[Begin]

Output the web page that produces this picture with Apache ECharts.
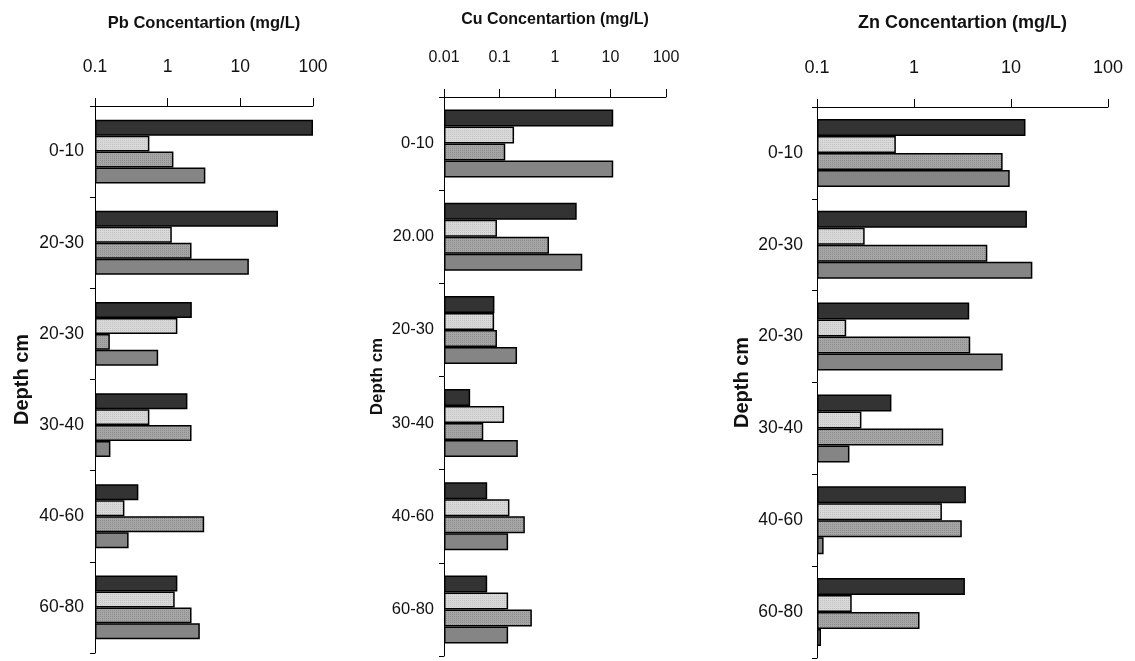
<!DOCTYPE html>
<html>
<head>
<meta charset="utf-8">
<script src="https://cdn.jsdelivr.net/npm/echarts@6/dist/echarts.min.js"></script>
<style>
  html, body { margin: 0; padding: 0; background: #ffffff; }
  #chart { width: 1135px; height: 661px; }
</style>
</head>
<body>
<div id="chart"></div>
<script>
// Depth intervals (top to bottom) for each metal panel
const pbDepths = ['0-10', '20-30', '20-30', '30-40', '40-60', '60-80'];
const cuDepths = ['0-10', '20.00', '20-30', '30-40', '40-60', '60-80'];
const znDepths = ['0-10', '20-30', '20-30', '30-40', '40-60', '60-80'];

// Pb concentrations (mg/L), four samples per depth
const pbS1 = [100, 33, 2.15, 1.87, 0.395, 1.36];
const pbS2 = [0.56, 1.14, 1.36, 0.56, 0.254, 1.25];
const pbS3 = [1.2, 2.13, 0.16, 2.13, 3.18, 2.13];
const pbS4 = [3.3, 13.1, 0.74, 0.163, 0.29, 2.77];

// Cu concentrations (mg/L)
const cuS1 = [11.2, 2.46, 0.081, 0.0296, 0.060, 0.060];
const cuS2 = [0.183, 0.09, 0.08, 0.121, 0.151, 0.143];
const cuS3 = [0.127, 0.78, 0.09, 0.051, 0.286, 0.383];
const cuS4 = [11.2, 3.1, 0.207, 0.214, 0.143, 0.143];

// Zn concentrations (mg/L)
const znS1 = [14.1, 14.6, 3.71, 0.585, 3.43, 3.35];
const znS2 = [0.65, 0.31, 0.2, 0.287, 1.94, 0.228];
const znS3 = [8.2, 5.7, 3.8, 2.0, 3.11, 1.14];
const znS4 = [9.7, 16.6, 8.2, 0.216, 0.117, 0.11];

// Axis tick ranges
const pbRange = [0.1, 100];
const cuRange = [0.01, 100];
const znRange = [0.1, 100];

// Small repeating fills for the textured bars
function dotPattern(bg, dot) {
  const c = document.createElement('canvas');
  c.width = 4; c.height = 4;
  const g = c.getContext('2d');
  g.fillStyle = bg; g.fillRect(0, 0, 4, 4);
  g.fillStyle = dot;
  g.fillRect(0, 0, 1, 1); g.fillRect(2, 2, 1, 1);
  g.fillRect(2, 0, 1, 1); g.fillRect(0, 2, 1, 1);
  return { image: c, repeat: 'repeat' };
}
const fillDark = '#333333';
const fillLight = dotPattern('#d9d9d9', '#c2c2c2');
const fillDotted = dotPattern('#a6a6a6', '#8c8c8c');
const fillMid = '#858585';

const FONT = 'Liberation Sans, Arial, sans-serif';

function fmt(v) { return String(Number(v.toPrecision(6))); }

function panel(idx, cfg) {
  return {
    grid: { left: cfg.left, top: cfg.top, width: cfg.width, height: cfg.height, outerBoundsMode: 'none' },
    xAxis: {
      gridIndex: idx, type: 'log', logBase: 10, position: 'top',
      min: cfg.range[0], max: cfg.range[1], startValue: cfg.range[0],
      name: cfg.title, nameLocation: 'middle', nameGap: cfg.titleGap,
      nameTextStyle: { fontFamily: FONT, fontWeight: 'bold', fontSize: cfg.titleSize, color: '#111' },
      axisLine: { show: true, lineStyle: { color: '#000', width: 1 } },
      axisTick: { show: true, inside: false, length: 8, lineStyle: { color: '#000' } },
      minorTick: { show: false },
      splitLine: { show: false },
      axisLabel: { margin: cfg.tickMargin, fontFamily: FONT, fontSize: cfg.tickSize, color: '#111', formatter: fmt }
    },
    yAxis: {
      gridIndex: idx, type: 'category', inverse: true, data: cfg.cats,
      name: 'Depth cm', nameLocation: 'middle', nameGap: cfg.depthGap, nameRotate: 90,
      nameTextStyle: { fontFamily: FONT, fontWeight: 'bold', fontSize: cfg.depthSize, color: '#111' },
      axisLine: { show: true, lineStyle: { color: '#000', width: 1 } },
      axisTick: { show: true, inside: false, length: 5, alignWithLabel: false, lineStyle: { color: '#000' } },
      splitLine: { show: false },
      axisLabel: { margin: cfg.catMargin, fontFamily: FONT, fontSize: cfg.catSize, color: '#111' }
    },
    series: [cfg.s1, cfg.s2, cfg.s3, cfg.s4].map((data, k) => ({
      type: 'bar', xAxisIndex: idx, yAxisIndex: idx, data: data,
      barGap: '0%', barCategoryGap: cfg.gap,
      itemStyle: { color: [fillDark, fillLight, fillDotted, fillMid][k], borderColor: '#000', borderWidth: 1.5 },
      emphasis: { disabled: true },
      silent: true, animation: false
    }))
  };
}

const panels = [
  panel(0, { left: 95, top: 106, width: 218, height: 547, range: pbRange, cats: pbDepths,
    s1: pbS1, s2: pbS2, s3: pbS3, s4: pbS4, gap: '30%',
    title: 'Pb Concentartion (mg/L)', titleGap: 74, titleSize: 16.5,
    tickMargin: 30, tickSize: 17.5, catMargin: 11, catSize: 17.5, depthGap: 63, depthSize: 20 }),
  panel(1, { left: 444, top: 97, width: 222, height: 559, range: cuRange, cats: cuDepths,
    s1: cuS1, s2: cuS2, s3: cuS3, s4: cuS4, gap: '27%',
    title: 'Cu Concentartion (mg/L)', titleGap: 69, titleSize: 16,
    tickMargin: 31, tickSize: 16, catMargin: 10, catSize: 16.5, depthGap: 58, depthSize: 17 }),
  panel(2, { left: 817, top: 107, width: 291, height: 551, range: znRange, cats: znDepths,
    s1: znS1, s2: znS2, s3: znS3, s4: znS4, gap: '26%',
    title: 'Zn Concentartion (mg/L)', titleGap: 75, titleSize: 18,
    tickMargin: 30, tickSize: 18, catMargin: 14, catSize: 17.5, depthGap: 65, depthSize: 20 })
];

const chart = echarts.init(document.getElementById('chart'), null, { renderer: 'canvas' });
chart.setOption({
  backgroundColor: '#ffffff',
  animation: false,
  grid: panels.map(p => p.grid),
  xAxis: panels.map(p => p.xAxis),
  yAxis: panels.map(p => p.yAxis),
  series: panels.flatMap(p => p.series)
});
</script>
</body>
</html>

[End]

▸ **GOAL OF THE EXERCISE**: Return the listing above word for word, with the pictures removed.

▸ **OUTPUT**:
Output the web page that produces this picture with Apache ECharts.
<!DOCTYPE html>
<html>
<head>
<meta charset="utf-8">
<script src="https://cdn.jsdelivr.net/npm/echarts@6/dist/echarts.min.js"></script>
<style>
  html, body { margin: 0; padding: 0; background: #ffffff; }
  #chart { width: 1135px; height: 661px; }
</style>
</head>
<body>
<div id="chart"></div>
<script>
// Depth intervals (top to bottom) for each metal panel
const pbDepths = ['0-10', '20-30', '20-30', '30-40', '40-60', '60-80'];
const cuDepths = ['0-10', '20.00', '20-30', '30-40', '40-60', '60-80'];
const znDepths = ['0-10', '20-30', '20-30', '30-40', '40-60', '60-80'];

// Pb concentrations (mg/L), four samples per depth
const pbS1 = [100, 33, 2.15, 1.87, 0.395, 1.36];
const pbS2 = [0.56, 1.14, 1.36, 0.56, 0.254, 1.25];
const pbS3 = [1.2, 2.13, 0.16, 2.13, 3.18, 2.13];
const pbS4 = [3.3, 13.1, 0.74, 0.163, 0.29, 2.77];

// Cu concentrations (mg/L)
const cuS1 = [11.2, 2.46, 0.081, 0.0296, 0.060, 0.060];
const cuS2 = [0.183, 0.09, 0.08, 0.121, 0.151, 0.143];
const cuS3 = [0.127, 0.78, 0.09, 0.051, 0.286, 0.383];
const cuS4 = [11.2, 3.1, 0.207, 0.214, 0.143, 0.143];

// Zn concentrations (mg/L)
const znS1 = [14.1, 14.6, 3.71, 0.585, 3.43, 3.35];
const znS2 = [0.65, 0.31, 0.2, 0.287, 1.94, 0.228];
const znS3 = [8.2, 5.7, 3.8, 2.0, 3.11, 1.14];
const znS4 = [9.7, 16.6, 8.2, 0.216, 0.117, 0.11];

// Axis tick ranges
const pbRange = [0.1, 100];
const cuRange = [0.01, 100];
const znRange = [0.1, 100];

// Small repeating fills for the textured bars
function dotPattern(bg, dot) {
  const c = document.createElement('canvas');
  c.width = 4; c.height = 4;
  const g = c.getContext('2d');
  g.fillStyle = bg; g.fillRect(0, 0, 4, 4);
  g.fillStyle = dot;
  g.fillRect(0, 0, 1, 1); g.fillRect(2, 2, 1, 1);
  g.fillRect(2, 0, 1, 1); g.fillRect(0, 2, 1, 1);
  return { image: c, repeat: 'repeat' };
}
const fillDark = '#333333';
const fillLight = dotPattern('#d9d9d9', '#c2c2c2');
const fillDotted = dotPattern('#a6a6a6', '#8c8c8c');
const fillMid = '#858585';

const FONT = 'Liberation Sans, Arial, sans-serif';

function fmt(v) { return String(Number(v.toPrecision(6))); }

function panel(idx, cfg) {
  return {
    grid: { left: cfg.left, top: cfg.top, width: cfg.width, height: cfg.height, outerBoundsMode: 'none' },
    xAxis: {
      gridIndex: idx, type: 'log', logBase: 10, position: 'top',
      min: cfg.range[0], max: cfg.range[1], startValue: cfg.range[0],
      name: cfg.title, nameLocation: 'middle', nameGap: cfg.titleGap,
      nameTextStyle: { fontFamily: FONT, fontWeight: 'bold', fontSize: cfg.titleSize, color: '#111' },
      axisLine: { show: true, lineStyle: { color: '#000', width: 1 } },
      axisTick: { show: true, inside: false, length: 8, lineStyle: { color: '#000' } },
      minorTick: { show: false },
      splitLine: { show: false },
      axisLabel: { margin: cfg.tickMargin, fontFamily: FONT, fontSize: cfg.tickSize, color: '#111', formatter: fmt }
    },
    yAxis: {
      gridIndex: idx, type: 'category', inverse: true, data: cfg.cats,
      name: 'Depth cm', nameLocation: 'middle', nameGap: cfg.depthGap, nameRotate: 90,
      nameTextStyle: { fontFamily: FONT, fontWeight: 'bold', fontSize: cfg.depthSize, color: '#111' },
      axisLine: { show: true, lineStyle: { color: '#000', width: 1 } },
      axisTick: { show: true, inside: false, length: 5, alignWithLabel: false, lineStyle: { color: '#000' } },
      splitLine: { show: false },
      axisLabel: { margin: cfg.catMargin, fontFamily: FONT, fontSize: cfg.catSize, color: '#111' }
    },
    series: [cfg.s1, cfg.s2, cfg.s3, cfg.s4].map((data, k) => ({
      type: 'bar', xAxisIndex: idx, yAxisIndex: idx, data: data,
      barGap: '0%', barCategoryGap: cfg.gap,
      itemStyle: { color: [fillDark, fillLight, fillDotted, fillMid][k], borderColor: '#000', borderWidth: 1.5 },
      emphasis: { disabled: true },
      silent: true, animation: false
    }))
  };
}

const panels = [
  panel(0, { left: 95, top: 106, width: 218, height: 547, range: pbRange, cats: pbDepths,
    s1: pbS1, s2: pbS2, s3: pbS3, s4: pbS4, gap: '30%',
    title: 'Pb Concentartion (mg/L)', titleGap: 74, titleSize: 16.5,
    tickMargin: 30, tickSize: 17.5, catMargin: 11, catSize: 17.5, depthGap: 63, depthSize: 20 }),
  panel(1, { left: 444, top: 97, width: 222, height: 559, range: cuRange, cats: cuDepths,
    s1: cuS1, s2: cuS2, s3: cuS3, s4: cuS4, gap: '27%',
    title: 'Cu Concentartion (mg/L)', titleGap: 69, titleSize: 16,
    tickMargin: 31, tickSize: 16, catMargin: 10, catSize: 16.5, depthGap: 58, depthSize: 17 }),
  panel(2, { left: 817, top: 107, width: 291, height: 551, range: znRange, cats: znDepths,
    s1: znS1, s2: znS2, s3: znS3, s4: znS4, gap: '26%',
    title: 'Zn Concentartion (mg/L)', titleGap: 75, titleSize: 18,
    tickMargin: 30, tickSize: 18, catMargin: 14, catSize: 17.5, depthGap: 65, depthSize: 20 })
];

const chart = echarts.init(document.getElementById('chart'), null, { renderer: 'canvas' });
chart.setOption({
  backgroundColor: '#ffffff',
  animation: false,
  grid: panels.map(p => p.grid),
  xAxis: panels.map(p => p.xAxis),
  yAxis: panels.map(p => p.yAxis),
  series: panels.flatMap(p => p.series)
});
</script>
</body>
</html>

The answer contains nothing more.